Exercise brief: Reproduce nothing but the lines from the start of the material through the line that includes "0.68, 0.63, 0.6]", both ends included, and omit every picture.

Raw data:

☆ ☆ ☆ ☆ ☆ ☆ ☆

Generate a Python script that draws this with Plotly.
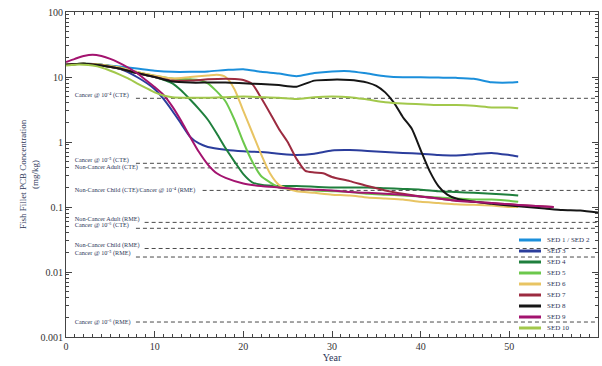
import plotly.graph_objects as go

# ---------------- data ----------------
names = ["SED 1 / SED 2", "SED 3", "SED 4", "SED 5", "SED 6",
         "SED 7", "SED 8", "SED 9", "SED 10"]
colors = ["#1b8fdb", "#2b3d9c", "#1f7f3d", "#6cc84c", "#e8c463",
          "#9c2b40", "#161616", "#a3136f", "#a2c84b"]

sed12_x = [0, 2, 4, 6, 8, 10, 12, 14, 16, 18, 20, 22, 24, 26, 28, 30, 32, 34, 36, 38, 40, 42, 44, 46, 48, 50, 51]
sed12_y = [15.5, 16, 15.5, 14.5, 13.5, 12.5, 12, 12, 12.2, 12.8, 13.2, 12, 11.3, 10.3, 11.5, 12.2, 12.3, 11.3,
           10.3, 9.9, 9.9, 9.8, 9.7, 9.4, 8.3, 8.2, 8.4]

sed3_x = [0, 2, 4, 6, 8, 10, 11, 12, 13, 14, 15, 16, 18, 20, 22, 24, 26, 28, 30, 32, 34, 36, 38, 40, 42, 44, 46, 48, 50, 51]
sed3_y = [15.5, 16, 15.5, 13.5, 10, 6.5, 4.6, 3.0, 1.9, 1.2, 0.95, 0.84, 0.76, 0.72, 0.7, 0.66, 0.63, 0.66,
          0.74, 0.75, 0.73, 0.7, 0.68, 0.66, 0.63, 0.62, 0.65, 0.68, 0.63, 0.6]

sed4_x = [0, 2, 4, 6, 8, 10, 12, 13, 14, 15, 16, 17, 18, 19, 20, 21, 22, 24, 26, 28, 30, 32, 34, 36, 38, 40, 42, 44, 46, 48, 50, 51]
sed4_y = [15.5, 16, 15, 13.5, 11.5, 10, 8, 6.2, 4.5, 3.2, 2.2, 1.35, 0.8, 0.5, 0.32, 0.24, 0.22, 0.21, 0.21,
          0.205, 0.2, 0.2, 0.2, 0.195, 0.19, 0.185, 0.175, 0.17, 0.165, 0.16, 0.155, 0.15]

sed5_x = [0, 2, 4, 6, 8, 10, 12, 14, 15, 16, 17, 18, 19, 20, 21, 22, 23, 24, 26, 28, 30, 32, 34, 36, 38, 40, 42, 44, 46, 48, 50, 51]
sed5_y = [15.5, 16, 15.5, 14, 12, 10.5, 9.5, 9.2, 9, 8, 6, 4.2, 2.2, 1.0, 0.5, 0.3, 0.24, 0.2, 0.19, 0.18,
          0.175, 0.17, 0.16, 0.155, 0.15, 0.145, 0.14, 0.135, 0.13, 0.13, 0.125, 0.12]

sed6_x = [0, 2, 4, 6, 8, 10, 12, 14, 16, 17, 18, 19, 20, 21, 22, 23, 24, 25, 26, 28, 30, 32, 34, 36, 38, 40, 42, 44, 46, 48, 50, 51]
sed6_y = [15.5, 16, 15.5, 14, 12, 10.5, 9.5, 10, 10.5, 10.8, 10, 6.5, 3.0, 1.4, 0.65, 0.33, 0.22, 0.19, 0.175,
          0.165, 0.155, 0.15, 0.14, 0.135, 0.13, 0.12, 0.115, 0.11, 0.108, 0.105, 0.1, 0.1]

sed7_x = [0, 2, 4, 6, 8, 10, 12, 14, 16, 18, 19, 20, 21, 22, 23, 24, 25, 26, 27, 28, 29, 30, 32, 34, 36, 38, 40, 42, 44, 46, 48, 50, 52, 55]
sed7_y = [15.5, 16, 15, 13.5, 11.5, 10, 8.8, 8.8, 9.2, 9.4, 9.3, 9, 7.8, 4.8, 2.8, 1.6, 1.0, 0.55, 0.36, 0.34,
          0.33, 0.29, 0.25, 0.21, 0.18, 0.16, 0.145, 0.135, 0.125, 0.12, 0.115, 0.11, 0.105, 0.1]

sed8_x = [0, 2, 4, 6, 8, 10, 12, 14, 16, 18, 20, 22, 24, 26, 28, 30, 32, 33, 34, 35, 36, 37, 38, 39, 40, 41, 42, 43, 44, 46, 48, 50, 52, 54, 56, 58, 60]
sed8_y = [15.5, 16, 15, 13.5, 11.5, 10, 8.5, 8.2, 8.2, 8.2, 8, 7.8, 7.5, 7.1, 8.8, 9.1, 9.0, 8.7, 8.2, 7.3,
          5.8, 4.0, 2.4, 1.6, 0.75, 0.36, 0.21, 0.155, 0.135, 0.12, 0.112, 0.105, 0.1, 0.095, 0.09, 0.088, 0.082]

sed9_x = [0, 1, 2, 3, 4, 5, 6, 7, 8, 9, 10, 11, 12, 13, 14, 15, 16, 17, 18, 20, 22, 24, 26, 28, 30, 32, 34, 36, 38, 40, 42, 44, 46, 48, 50, 52, 55]
sed9_y = [17, 19, 21, 22, 21, 19, 16.5, 14, 11.5, 9, 7, 5.3, 3.5, 2.1, 1.2, 0.7, 0.45, 0.33, 0.28, 0.23, 0.21,
          0.2, 0.19, 0.185, 0.18, 0.17, 0.165, 0.16, 0.155, 0.145, 0.135, 0.125, 0.12, 0.115, 0.11, 0.105, 0.1]

sed10_x = [0, 1, 2, 3, 4, 5, 6, 7, 8, 9, 10, 11, 12, 14, 16, 18, 20, 22, 24, 26, 28, 30, 32, 34, 36, 38, 40, 42, 44, 46, 48, 50, 51]
sed10_y = [15, 15.5, 15.5, 15, 14, 12.5, 11, 9.5, 8, 6.8, 5.8, 5.2, 4.9, 4.8, 4.8, 4.9, 5.0, 4.9, 4.8, 4.6,
           4.9, 5.0, 4.9, 4.5, 4.1, 3.9, 3.8, 3.7, 3.7, 3.6, 3.4, 3.4, 3.3]

series_x = [sed12_x, sed3_x, sed4_x, sed5_x, sed6_x, sed7_x, sed8_x, sed9_x, sed10_x]
series_y = [sed12_y, sed3_y, sed4_y, sed5_y, sed6_y, sed7_y, sed8_y, sed9_y, sed10_y]

threshold_labels = ["Cancer @ 10⁻⁴ (CTE)", "Cancer @ 10⁻⁵ (CTE)", "Non-Cancer Adult (CTE)",
                    "Non-Cancer Child (CTE)/Cancer @ 10⁻⁴ (RME)", "Non-Cancer Adult (RME)",
                    "Cancer @ 10⁻⁶ (CTE)", "Non-Cancer Child (RME)", "Cancer @ 10⁻⁵ (RME)",
                    "Cancer @ 10⁻⁶ (RME)"]
threshold_values = [4.7, 0.47, 0.40, 0.18, 0.058, 0.047, 0.023, 0.017, 0.0017]

y_tickvals = [0.001, 0.01, 0.1, 1, 10, 100]
y_ticktext = ["0.001", "0.01", "0.1", "1", "10", "100"]
x_tickvals = [0, 10, 20, 30, 40, 50, 60]

# ---------------- figure ----------------
SERIF = "Liberation Serif"
TXT = "#2b3557"
label_pos = ["top right", "top right", "middle right", "middle right", "top right",
             "top right", "top right", "top right", "middle right"]
fig = go.Figure()

# threshold dashed lines + labels
for lab, v, pos in zip(threshold_labels, threshold_values, label_pos):
    x0 = 1 + (len(lab) * 2.9 + 6) / 8.87
    fig.add_trace(go.Scatter(x=[x0, 60], y=[v, v], mode="lines",
                             line=dict(color="#4a4a4a", width=1, dash="4px,3px"),
                             showlegend=False, hoverinfo="skip"))
    fig.add_trace(go.Scatter(x=[1], y=[v], mode="text", text=[lab],
                             textposition=pos,
                             textfont=dict(family=SERIF, size=6.2, color=TXT),
                             showlegend=False, hoverinfo="skip"))

for nm, c, xs, ys in zip(names, colors, series_x, series_y):
    fig.add_trace(go.Scatter(x=xs, y=ys, mode="lines", name=nm,
                             line=dict(color=c, width=2, shape="spline", smoothing=0.6),
                             showlegend=False))

# custom compact legend (paper coordinates)
L, T, B = 66, 12, 337
W, H = 532, 325
def px(xp):
    return (xp - L) / W
def py(yp):
    return (B - yp) / H

for i, (nm, c) in enumerate(zip(names, colors)):
    yy = 240 + i * 11
    fig.add_shape(type="line", xref="paper", yref="paper",
                  x0=px(519), x1=px(541), y0=py(yy), y1=py(yy),
                  line=dict(color=c, width=3))
    fig.add_annotation(xref="paper", yref="paper", x=px(545), y=py(yy),
                       text=nm, showarrow=False, xanchor="left", yanchor="middle",
                       font=dict(family=SERIF, size=7, color=TXT))

axis_common = dict(showline=True, linecolor="#444", linewidth=1, mirror="ticks",
                   ticks="inside", tickcolor="#444", showgrid=False, zeroline=False,
                   automargin=False,
                   tickfont=dict(family=SERIF, size=10, color="#333"))

fig.update_xaxes(range=[0, 60], tickvals=x_tickvals, ticklen=6,
                 minor=dict(ticks="inside", dtick=1, ticklen=3, tickcolor="#444"),
                 title=dict(text="Year", font=dict(family=SERIF, size=10, color=TXT), standoff=2),
                 **axis_common)
fig.update_yaxes(type="log", range=[-3, 2], tickvals=y_tickvals, ticktext=y_ticktext, ticklen=6,
                 minor=dict(ticks="inside", dtick="D1", ticklen=3, tickcolor="#444"),
                 title=dict(text="Fish Fillet PCB Concentration<br>(mg/kg)",
                            font=dict(family=SERIF, size=9, color=TXT), standoff=0),
                 **axis_common)

fig.update_layout(width=602, height=366, margin=dict(l=66, r=4, t=12, b=29),
                  paper_bgcolor="white", plot_bgcolor="white", showlegend=False)

fig.write_html("out.html", config={"displayModeBar": False},
               post_script="document.body.style.margin='0';document.body.style.overflow='hidden';")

☆ ☆ ☆ ☆ ☆ ☆ ☆

Problem solution:
Generate a Python script that draws this with Plotly.
import plotly.graph_objects as go

# ---------------- data ----------------
names = ["SED 1 / SED 2", "SED 3", "SED 4", "SED 5", "SED 6",
         "SED 7", "SED 8", "SED 9", "SED 10"]
colors = ["#1b8fdb", "#2b3d9c", "#1f7f3d", "#6cc84c", "#e8c463",
          "#9c2b40", "#161616", "#a3136f", "#a2c84b"]

sed12_x = [0, 2, 4, 6, 8, 10, 12, 14, 16, 18, 20, 22, 24, 26, 28, 30, 32, 34, 36, 38, 40, 42, 44, 46, 48, 50, 51]
sed12_y = [15.5, 16, 15.5, 14.5, 13.5, 12.5, 12, 12, 12.2, 12.8, 13.2, 12, 11.3, 10.3, 11.5, 12.2, 12.3, 11.3,
           10.3, 9.9, 9.9, 9.8, 9.7, 9.4, 8.3, 8.2, 8.4]

sed3_x = [0, 2, 4, 6, 8, 10, 11, 12, 13, 14, 15, 16, 18, 20, 22, 24, 26, 28, 30, 32, 34, 36, 38, 40, 42, 44, 46, 48, 50, 51]
sed3_y = [15.5, 16, 15.5, 13.5, 10, 6.5, 4.6, 3.0, 1.9, 1.2, 0.95, 0.84, 0.76, 0.72, 0.7, 0.66, 0.63, 0.66,
          0.74, 0.75, 0.73, 0.7, 0.68, 0.66, 0.63, 0.62, 0.65, 0.68, 0.63, 0.6]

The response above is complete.